> [WORK TO DO]: Copy all lines that contain the word "page".

───── ROWS

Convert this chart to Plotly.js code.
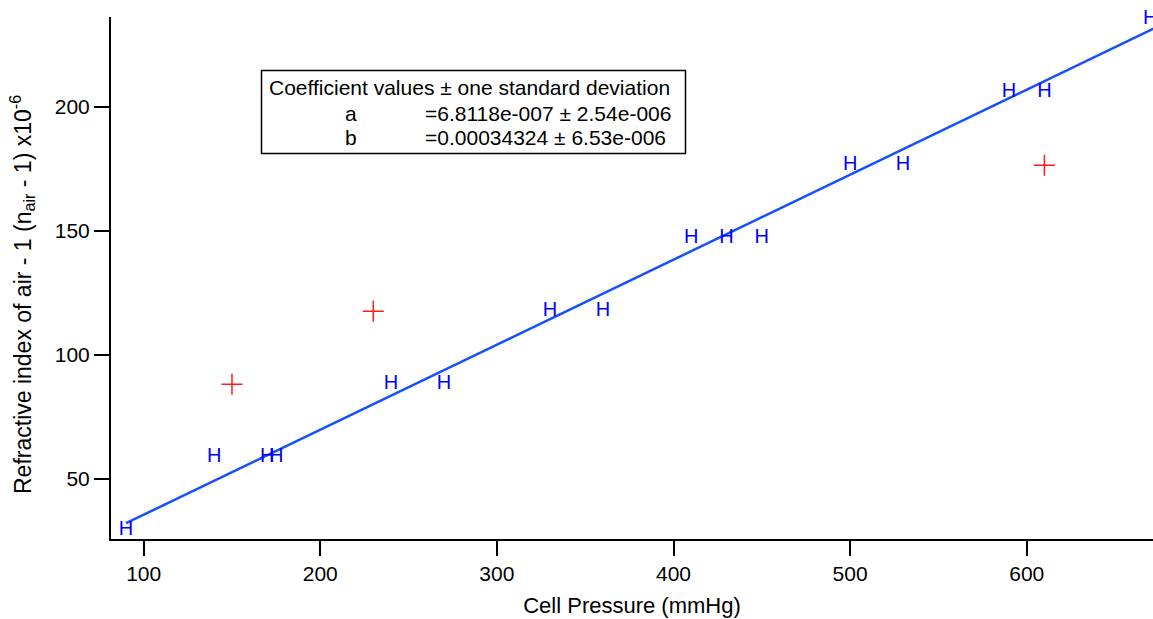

──────────
───── ROWS

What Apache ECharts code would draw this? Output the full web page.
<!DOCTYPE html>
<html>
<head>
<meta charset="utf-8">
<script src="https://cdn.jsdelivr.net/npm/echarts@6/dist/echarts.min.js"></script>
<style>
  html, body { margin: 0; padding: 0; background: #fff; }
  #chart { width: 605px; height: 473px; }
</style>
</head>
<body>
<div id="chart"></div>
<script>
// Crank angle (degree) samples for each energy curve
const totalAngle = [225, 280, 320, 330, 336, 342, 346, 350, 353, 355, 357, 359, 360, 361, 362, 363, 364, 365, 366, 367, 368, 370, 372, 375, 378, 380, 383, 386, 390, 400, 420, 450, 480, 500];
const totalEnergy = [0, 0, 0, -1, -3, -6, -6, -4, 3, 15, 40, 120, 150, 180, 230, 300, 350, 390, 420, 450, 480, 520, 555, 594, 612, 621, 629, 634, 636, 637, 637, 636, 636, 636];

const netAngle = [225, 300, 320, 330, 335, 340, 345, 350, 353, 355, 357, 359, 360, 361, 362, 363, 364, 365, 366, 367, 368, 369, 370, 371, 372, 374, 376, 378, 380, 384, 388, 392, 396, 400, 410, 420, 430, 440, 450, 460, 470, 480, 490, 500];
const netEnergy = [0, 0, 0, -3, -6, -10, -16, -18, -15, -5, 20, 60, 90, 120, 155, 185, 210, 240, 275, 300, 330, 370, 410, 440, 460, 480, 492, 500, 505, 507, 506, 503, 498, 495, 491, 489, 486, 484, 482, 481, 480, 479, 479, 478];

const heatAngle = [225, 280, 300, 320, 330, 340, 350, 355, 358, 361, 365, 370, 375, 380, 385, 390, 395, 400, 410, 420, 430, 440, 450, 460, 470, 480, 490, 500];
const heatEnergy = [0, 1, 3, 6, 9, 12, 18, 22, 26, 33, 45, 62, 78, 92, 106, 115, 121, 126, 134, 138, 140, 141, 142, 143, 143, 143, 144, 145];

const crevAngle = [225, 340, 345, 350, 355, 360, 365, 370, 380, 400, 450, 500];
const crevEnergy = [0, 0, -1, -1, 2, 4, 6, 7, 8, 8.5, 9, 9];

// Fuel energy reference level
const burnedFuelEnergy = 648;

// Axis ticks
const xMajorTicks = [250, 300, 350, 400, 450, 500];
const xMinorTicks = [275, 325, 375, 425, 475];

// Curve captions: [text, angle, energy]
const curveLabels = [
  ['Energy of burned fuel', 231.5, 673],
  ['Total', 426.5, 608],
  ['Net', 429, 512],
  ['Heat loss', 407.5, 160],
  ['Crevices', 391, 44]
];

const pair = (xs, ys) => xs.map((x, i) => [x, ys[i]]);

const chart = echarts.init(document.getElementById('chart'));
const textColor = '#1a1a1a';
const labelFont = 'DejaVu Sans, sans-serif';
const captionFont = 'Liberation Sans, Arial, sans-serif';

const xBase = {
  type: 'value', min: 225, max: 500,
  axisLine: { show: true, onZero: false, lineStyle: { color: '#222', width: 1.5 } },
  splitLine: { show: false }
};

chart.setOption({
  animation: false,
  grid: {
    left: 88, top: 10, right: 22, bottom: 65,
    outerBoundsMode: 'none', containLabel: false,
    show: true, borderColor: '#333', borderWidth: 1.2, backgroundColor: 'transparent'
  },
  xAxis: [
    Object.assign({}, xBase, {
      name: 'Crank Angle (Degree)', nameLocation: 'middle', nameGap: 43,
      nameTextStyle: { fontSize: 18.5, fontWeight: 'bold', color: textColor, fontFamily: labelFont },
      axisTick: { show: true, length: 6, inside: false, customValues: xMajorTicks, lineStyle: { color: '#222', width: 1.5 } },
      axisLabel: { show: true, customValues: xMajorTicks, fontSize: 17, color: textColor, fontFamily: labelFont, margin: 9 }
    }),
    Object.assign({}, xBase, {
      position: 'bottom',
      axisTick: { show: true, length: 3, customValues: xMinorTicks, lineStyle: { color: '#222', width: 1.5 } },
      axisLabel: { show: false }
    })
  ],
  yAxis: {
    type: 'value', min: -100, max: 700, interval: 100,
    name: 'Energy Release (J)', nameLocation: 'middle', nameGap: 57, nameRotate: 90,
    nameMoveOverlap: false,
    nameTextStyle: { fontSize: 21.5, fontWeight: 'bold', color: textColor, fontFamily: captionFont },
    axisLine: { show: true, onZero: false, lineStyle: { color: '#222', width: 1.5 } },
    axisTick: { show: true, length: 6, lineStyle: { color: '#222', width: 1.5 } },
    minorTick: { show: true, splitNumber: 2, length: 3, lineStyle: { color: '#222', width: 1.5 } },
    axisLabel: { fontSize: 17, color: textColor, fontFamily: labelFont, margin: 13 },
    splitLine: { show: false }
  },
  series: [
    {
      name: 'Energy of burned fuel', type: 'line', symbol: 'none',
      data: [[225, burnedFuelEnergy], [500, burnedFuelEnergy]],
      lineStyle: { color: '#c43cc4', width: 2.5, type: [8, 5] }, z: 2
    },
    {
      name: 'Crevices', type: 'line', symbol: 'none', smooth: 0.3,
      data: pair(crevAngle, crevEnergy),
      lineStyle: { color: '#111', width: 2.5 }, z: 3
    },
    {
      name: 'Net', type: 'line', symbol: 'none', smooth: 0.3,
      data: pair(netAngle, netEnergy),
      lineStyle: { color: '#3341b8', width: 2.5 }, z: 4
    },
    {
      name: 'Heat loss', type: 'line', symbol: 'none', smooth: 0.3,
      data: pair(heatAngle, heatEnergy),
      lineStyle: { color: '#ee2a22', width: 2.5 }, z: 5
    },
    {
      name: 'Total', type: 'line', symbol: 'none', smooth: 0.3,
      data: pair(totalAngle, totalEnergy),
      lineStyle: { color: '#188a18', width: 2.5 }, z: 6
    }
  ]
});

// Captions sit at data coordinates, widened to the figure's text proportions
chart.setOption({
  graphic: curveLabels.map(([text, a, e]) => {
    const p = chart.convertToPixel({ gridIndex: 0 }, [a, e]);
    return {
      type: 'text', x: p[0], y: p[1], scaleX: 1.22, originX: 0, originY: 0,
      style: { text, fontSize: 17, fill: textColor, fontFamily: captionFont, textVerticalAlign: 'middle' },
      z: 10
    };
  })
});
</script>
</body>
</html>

──────────
───── ROWS

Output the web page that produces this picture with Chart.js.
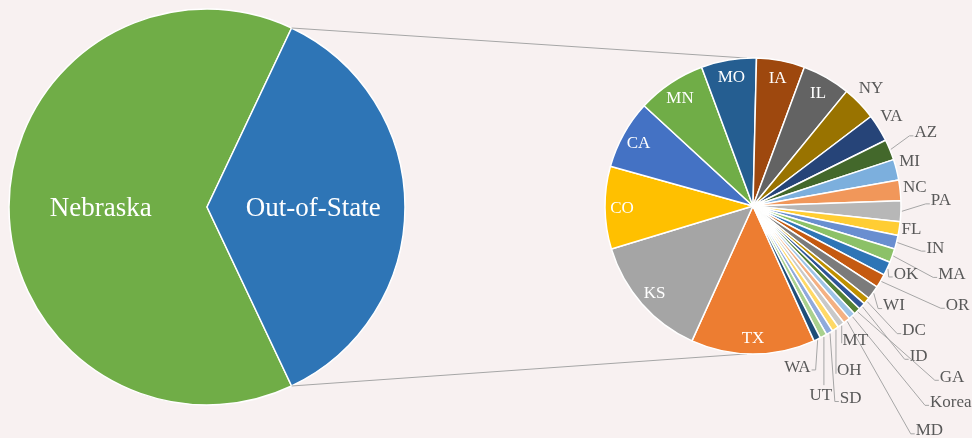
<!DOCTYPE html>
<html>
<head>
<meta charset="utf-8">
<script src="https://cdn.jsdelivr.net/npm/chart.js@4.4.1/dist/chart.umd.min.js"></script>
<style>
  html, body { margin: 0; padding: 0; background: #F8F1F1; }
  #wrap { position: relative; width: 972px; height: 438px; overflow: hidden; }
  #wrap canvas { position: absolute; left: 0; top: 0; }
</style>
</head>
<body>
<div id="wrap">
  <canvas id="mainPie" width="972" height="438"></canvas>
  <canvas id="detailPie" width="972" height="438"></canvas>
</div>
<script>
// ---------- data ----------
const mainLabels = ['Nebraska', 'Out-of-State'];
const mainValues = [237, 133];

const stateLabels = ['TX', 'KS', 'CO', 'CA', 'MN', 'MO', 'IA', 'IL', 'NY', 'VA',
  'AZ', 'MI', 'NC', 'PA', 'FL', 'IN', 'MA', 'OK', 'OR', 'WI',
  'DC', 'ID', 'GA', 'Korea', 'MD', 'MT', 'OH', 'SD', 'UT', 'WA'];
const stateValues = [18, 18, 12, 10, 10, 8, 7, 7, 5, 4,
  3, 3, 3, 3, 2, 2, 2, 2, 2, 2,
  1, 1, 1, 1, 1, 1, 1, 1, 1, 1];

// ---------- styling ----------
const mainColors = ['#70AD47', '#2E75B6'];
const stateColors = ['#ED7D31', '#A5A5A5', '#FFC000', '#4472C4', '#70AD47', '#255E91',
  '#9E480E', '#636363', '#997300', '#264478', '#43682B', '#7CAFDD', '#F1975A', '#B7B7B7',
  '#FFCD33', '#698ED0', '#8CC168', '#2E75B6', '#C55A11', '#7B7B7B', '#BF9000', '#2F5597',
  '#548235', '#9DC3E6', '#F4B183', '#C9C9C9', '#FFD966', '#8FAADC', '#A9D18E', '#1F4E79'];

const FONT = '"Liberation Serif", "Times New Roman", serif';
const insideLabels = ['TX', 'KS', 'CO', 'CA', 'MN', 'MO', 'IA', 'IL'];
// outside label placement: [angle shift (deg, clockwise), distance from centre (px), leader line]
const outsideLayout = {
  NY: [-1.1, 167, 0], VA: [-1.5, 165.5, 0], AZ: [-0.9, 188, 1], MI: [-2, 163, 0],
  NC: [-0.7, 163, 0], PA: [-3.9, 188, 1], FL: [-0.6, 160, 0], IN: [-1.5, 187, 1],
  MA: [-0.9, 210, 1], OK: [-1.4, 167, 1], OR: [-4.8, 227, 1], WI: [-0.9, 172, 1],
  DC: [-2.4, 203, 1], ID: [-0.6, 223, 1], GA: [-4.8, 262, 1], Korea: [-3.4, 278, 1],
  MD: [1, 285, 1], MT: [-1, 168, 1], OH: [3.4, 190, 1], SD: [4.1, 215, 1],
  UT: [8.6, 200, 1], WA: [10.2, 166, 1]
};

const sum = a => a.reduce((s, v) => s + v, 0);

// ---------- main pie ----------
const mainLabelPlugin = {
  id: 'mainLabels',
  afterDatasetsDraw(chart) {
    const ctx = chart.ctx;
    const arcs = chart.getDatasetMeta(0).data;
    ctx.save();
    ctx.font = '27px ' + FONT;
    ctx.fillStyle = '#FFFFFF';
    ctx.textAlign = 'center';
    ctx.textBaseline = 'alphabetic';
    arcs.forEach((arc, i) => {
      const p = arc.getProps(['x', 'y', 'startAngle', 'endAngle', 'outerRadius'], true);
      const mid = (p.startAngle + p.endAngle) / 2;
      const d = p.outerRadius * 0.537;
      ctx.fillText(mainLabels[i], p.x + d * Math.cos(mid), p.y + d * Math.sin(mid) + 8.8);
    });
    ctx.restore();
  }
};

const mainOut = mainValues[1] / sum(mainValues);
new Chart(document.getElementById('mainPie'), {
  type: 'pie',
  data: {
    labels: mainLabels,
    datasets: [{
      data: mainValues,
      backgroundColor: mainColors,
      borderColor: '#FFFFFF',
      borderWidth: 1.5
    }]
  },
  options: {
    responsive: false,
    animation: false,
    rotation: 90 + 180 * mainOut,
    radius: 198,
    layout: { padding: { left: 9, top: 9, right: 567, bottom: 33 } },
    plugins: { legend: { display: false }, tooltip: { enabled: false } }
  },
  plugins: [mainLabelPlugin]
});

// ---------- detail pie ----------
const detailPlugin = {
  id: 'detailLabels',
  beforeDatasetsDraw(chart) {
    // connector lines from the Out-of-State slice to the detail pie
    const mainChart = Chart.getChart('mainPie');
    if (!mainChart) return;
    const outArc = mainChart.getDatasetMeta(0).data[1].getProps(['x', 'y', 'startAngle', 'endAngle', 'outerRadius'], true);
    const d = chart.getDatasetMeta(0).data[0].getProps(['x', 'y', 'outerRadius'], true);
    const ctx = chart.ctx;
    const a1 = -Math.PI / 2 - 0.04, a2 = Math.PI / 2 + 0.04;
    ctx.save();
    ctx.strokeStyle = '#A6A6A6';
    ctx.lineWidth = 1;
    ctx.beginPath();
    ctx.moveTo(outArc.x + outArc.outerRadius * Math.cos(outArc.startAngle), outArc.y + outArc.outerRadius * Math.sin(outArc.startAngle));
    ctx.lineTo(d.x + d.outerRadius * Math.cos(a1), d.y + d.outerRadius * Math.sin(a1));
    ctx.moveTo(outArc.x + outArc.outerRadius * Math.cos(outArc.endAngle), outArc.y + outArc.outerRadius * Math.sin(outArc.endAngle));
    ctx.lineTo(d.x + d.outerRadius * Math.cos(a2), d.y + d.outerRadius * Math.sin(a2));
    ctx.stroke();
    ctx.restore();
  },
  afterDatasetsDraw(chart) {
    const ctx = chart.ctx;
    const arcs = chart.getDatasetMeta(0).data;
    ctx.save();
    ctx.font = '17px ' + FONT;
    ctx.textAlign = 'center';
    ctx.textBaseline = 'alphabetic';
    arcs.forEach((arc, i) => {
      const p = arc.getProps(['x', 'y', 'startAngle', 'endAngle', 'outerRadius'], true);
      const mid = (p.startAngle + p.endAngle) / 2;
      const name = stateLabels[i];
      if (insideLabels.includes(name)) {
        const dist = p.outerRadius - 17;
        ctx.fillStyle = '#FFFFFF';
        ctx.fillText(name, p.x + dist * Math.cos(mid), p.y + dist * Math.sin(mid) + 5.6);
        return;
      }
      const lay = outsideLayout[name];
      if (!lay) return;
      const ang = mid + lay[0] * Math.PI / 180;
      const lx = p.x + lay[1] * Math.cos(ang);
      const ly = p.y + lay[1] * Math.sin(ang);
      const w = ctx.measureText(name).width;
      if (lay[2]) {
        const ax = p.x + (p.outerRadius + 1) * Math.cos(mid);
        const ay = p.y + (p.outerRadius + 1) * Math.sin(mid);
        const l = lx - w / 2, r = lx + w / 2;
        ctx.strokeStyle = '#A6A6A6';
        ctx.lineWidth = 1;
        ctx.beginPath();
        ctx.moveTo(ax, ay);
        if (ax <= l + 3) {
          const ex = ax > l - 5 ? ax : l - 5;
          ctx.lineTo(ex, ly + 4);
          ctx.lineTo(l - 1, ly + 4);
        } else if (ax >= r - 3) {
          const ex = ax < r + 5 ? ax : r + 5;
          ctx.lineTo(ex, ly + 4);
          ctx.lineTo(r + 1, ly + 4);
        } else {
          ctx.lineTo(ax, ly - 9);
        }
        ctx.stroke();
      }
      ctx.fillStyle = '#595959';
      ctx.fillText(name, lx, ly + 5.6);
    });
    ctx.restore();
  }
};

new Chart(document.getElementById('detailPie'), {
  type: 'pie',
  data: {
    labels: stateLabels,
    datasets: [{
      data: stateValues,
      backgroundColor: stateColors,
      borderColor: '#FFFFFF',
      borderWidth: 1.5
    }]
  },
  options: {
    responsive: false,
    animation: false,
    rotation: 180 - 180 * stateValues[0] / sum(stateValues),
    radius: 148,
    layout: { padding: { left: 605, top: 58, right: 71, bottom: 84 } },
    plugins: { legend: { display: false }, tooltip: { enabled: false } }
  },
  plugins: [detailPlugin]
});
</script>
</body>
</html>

──────────

> [TASK OUTPUT]:
What Apache ECharts code would draw this? Output the full web page.
Output the web page that produces this picture with Chart.js.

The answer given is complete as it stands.